The Bulkhead pattern is a type of application design that is tolerant of failure. In a bulkhead architecture, elements of an application are isolated into pools so that if one fails, the others will continue to function. It's named after the sectioned partitions (bulkheads) of a ship's hull.
Netflix has released Hystrix, a library designed to control points of access to remote systems, services and 3rd party libraries, providing greater tolerance of latency and failure.
In general, the goal of the bulkhead pattern is to avoid faults in one part of a system to take the entire system down.

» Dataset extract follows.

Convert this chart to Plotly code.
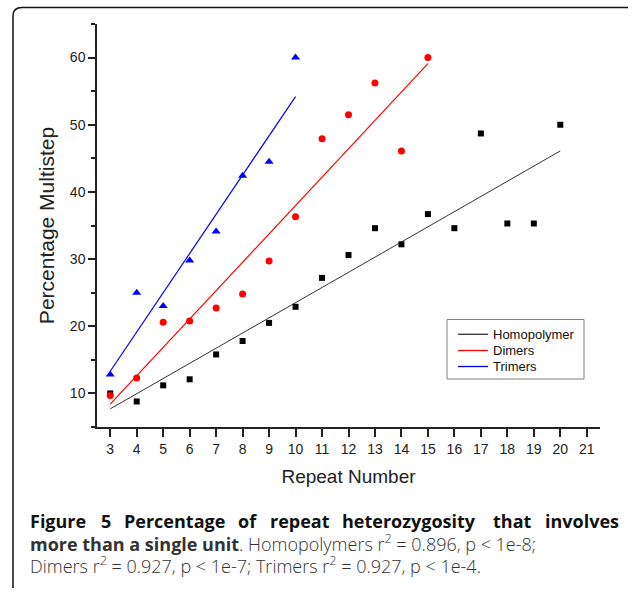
import plotly.graph_objects as go

# ---------------- data ----------------
x_homo = [3, 4, 5, 6, 7, 8, 9, 10, 11, 12, 13, 14, 15, 16, 17, 18, 19, 20]
y_homo = [10.0, 8.8, 11.2, 12.1, 15.8, 17.8, 20.5, 22.9, 27.2, 30.6, 34.6, 32.2,
          36.7, 34.6, 48.7, 35.3, 35.3, 50.0]
x_dim = [3, 4, 5, 6, 7, 8, 9, 10, 11, 12, 13, 14, 15]
y_dim = [9.7, 12.3, 20.6, 20.8, 22.7, 24.8, 29.7, 36.3, 47.9, 51.5, 56.2, 46.1, 60.0]
x_tri = [3, 4, 5, 6, 7, 8, 9, 10]
y_tri = [12.8, 25.0, 23.0, 29.8, 34.1, 42.4, 44.5, 60.0]

# regression lines (end points)
fit_x_homo = [3, 20]
fit_y_homo = [7.7, 46.1]
fit_x_dim = [3, 15]
fit_y_dim = [8.4, 59.1]
fit_x_tri = [3, 10]
fit_y_tri = [13.3, 54.2]

x_ticks = list(range(3, 22))
y_ticks = [10, 20, 30, 40, 50, 60]

series_names = ["Homopolymer", "Dimers", "Trimers"]
series_colors = ["#333333", "#ff0000", "#0000ff"]

# ---------------- layout geometry ----------------
W, H = 632, 593
ML, MR, MT, MB = 97, 32, 24, 166
PW, PH = W - ML - MR, H - MT - MB


def px(xp):
    return (xp - ML) / PW


def py(yp):
    return 1 - (yp - MT) / PH


AXFONT = "Liberation Sans, Arial, sans-serif"
CAPFONT = "Open Sans, Noto Sans, sans-serif"

fig = go.Figure()

# fit lines
fig.add_trace(go.Scatter(x=fit_x_homo, y=fit_y_homo, mode="lines", name=series_names[0],
                         line=dict(color=series_colors[0], width=1)))
fig.add_trace(go.Scatter(x=fit_x_dim, y=fit_y_dim, mode="lines", name=series_names[1],
                         line=dict(color=series_colors[1], width=1.2)))
fig.add_trace(go.Scatter(x=fit_x_tri, y=fit_y_tri, mode="lines", name=series_names[2],
                         line=dict(color=series_colors[2], width=1.2)))

# markers
fig.add_trace(go.Scatter(x=x_homo, y=y_homo, mode="markers", name=series_names[0],
                         marker=dict(symbol="square", size=6, color="#000000")))
fig.add_trace(go.Scatter(x=x_dim, y=y_dim, mode="markers", name=series_names[1],
                         marker=dict(symbol="circle", size=7, color="#ff0000")))
fig.add_trace(go.Scatter(x=x_tri, y=y_tri, mode="markers", name=series_names[2],
                         marker=dict(symbol="triangle-up", size=8, color="#0000ff")))

fig.update_xaxes(range=[2.5, 21.5], tickmode="array", tickvals=x_ticks,
                 ticktext=[str(v) for v in x_ticks],
                 ticks="outside", ticklen=8, tickwidth=1.5, tickcolor="#222",
                 showline=True, linewidth=1.5, linecolor="#222", mirror=False,
                 showgrid=False, zeroline=False,
                 tickfont=dict(family=AXFONT, size=14, color="#222"),
                 title=dict(text="Repeat Number", font=dict(family=AXFONT, size=19, color="#222"),
                            standoff=14))
fig.update_yaxes(range=[5, 65], tickmode="array", tickvals=y_ticks,
                 ticktext=[str(v) for v in y_ticks],
                 ticks="outside", ticklen=7, tickwidth=1.5, tickcolor="#222",
                 minor=dict(dtick=5, tick0=5, ticks="outside", ticklen=4, tickwidth=1.5,
                            tickcolor="#222", showgrid=False),
                 showline=True, linewidth=1.5, linecolor="#222", mirror=False,
                 showgrid=False, zeroline=False,
                 tickfont=dict(family=AXFONT, size=14, color="#222"),
                 title=dict(text="Percentage Multistep", font=dict(family=AXFONT, size=21, color="#222"),
                            standoff=10))

shapes = []
# frame (top and left edges with rounded corner)
shapes.append(dict(type="path", xref="paper", yref="paper",
                   path=(f"M {px(13)},{py(588)} L {px(13)},{py(16)} "
                         f"Q {px(13)},{py(7.5)} {px(22)},{py(7.5)} L {px(628)},{py(7.5)}"),
                   line=dict(color="#111", width=1.5), layer="above"))

# legend box drawn by hand (compact rows as in the reference)
shapes.append(dict(type="rect", xref="paper", yref="paper",
                   x0=px(447), x1=px(584), y0=py(379), y1=py(319.5),
                   line=dict(color="#808080", width=1), fillcolor="white", layer="above"))
leg_rows = [334.3, 350.5, 366.5]
annotations = []
for name, col, ry in zip(series_names, series_colors, leg_rows):
    shapes.append(dict(type="line", xref="paper", yref="paper",
                       x0=px(458), x1=px(488), y0=py(ry), y1=py(ry),
                       line=dict(color=col, width=1.3), layer="above"))
    annotations.append(dict(x=px(491), y=py(ry), xref="paper", yref="paper", text=name,
                            showarrow=False, xanchor="left", yanchor="middle",
                            font=dict(family=AXFONT, size=13, color="#111")))

# caption line 1 (justified: words placed individually)
CAP_SIZE = 18
words1 = ["Figure", "5", "Percentage", "of", "repeat", "heterozygosity", "that", "involves"]
starts1 = [30, 101, 124, 238, 270, 342, 493, 546]
for i, (w, s) in enumerate(zip(words1, starts1)):
    last = i == len(words1) - 1
    annotations.append(dict(x=px(621 if last else s - 2), y=py(521), xref="paper", yref="paper",
                            text=f"<b>{w}</b>", showarrow=False,
                            xanchor="right" if last else "left", yanchor="middle",
                            font=dict(family=CAPFONT, size=CAP_SIZE, color="#111")))
annotations.append(dict(x=px(28), y=py(543), xref="paper", yref="paper",
                        text=("<b>more than a single unit</b>. Homopolymers r<sup>2</sup> = 0.896, "
                              "p &lt; 1e-8;"),
                        showarrow=False, xanchor="left", yanchor="middle",
                        font=dict(family=CAPFONT, size=CAP_SIZE, color="#333", weight=300)))
annotations.append(dict(x=px(28), y=py(564.5), xref="paper", yref="paper",
                        text=("Dimers r<sup>2</sup> = 0.927, p &lt; 1e-7; Trimers r<sup>2</sup> = 0.927, "
                              "p &lt; 1e-4."),
                        showarrow=False, xanchor="left", yanchor="middle",
                        font=dict(family=CAPFONT, size=CAP_SIZE, color="#333", weight=300)))

fig.update_layout(
    width=W, height=H, autosize=False,
    margin=dict(l=ML, r=MR, t=MT, b=MB, pad=0),
    paper_bgcolor="white", plot_bgcolor="white",
    showlegend=False,
    shapes=shapes,
    annotations=annotations,
)

fig.write_html("out.html")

The term comes from ships where a ship is divided in separate watertight compartments to avoid a single hull breach to flood the entire ship; it will only flood one bulkhead.
Implementations of the bulkhead pattern can take many forms depending on what kind of faults you want to protect the system from. I will only discuss the type of faults Hystrix handles in this answer.
I think the bulkhead pattern was popularized by the book Release It! by Michael T. Nygard.
The bulkhead implementation in Hystrix limits the number of concurrent calls to a component. This way, the number of resources (typically threads) that is waiting for a reply from the component is limited.
Assume you have a request based, multi threaded application (for example a typical web application) that uses three different components, A, B, and C. If requests to component C starts to hang, eventually all request handling threads will hang on waiting for an answer from C. This would make the application entirely non-responsive. If requests to C is handled slowly we have a similar problem if the load is high enough.
Hystrix' implementation of the bulkhead pattern limits the number of concurrent calls to a component and would have saved the application in this case. Assume we have 30 request handling threads and there is a limit of 10 concurrent calls to C. Then at most 10 request handling threads can hang when calling C, the other 20 threads can still handle requests and use components A and B.
Hystrix' has two different approaches to the bulkhead, thread isolation and semaphore isolation.
The standard approach is to hand over all requests to component C to a separate thread pool with a fixed number of threads and no (or a small) request queue.
The other approach is to have all callers acquire a permit (with 0 timeout) before requests to C. If a permit can't be acquired from the semaphore, calls to C are not passed through.
The advantage of the thread pool approach is that requests that are passed to C can be timed out, something that is not possible when using semaphores.
Here is a good example with runtime explanation for bulkhead in Resilience4j which is inspired by Netflix Hystrix.
Below example configurations might give some clarity of usage.
Example configurations: Allow maximum 5 concurrent calls at any given time. Keep other calls waiting for until one of the in-process 5 concurrent finishes or until maximum of 2 seconds.
Idea is not to burden any system with load more than they can consume. If incoming load is greater than consumption, then wait for reasonable time or just timeout & go for alternate path.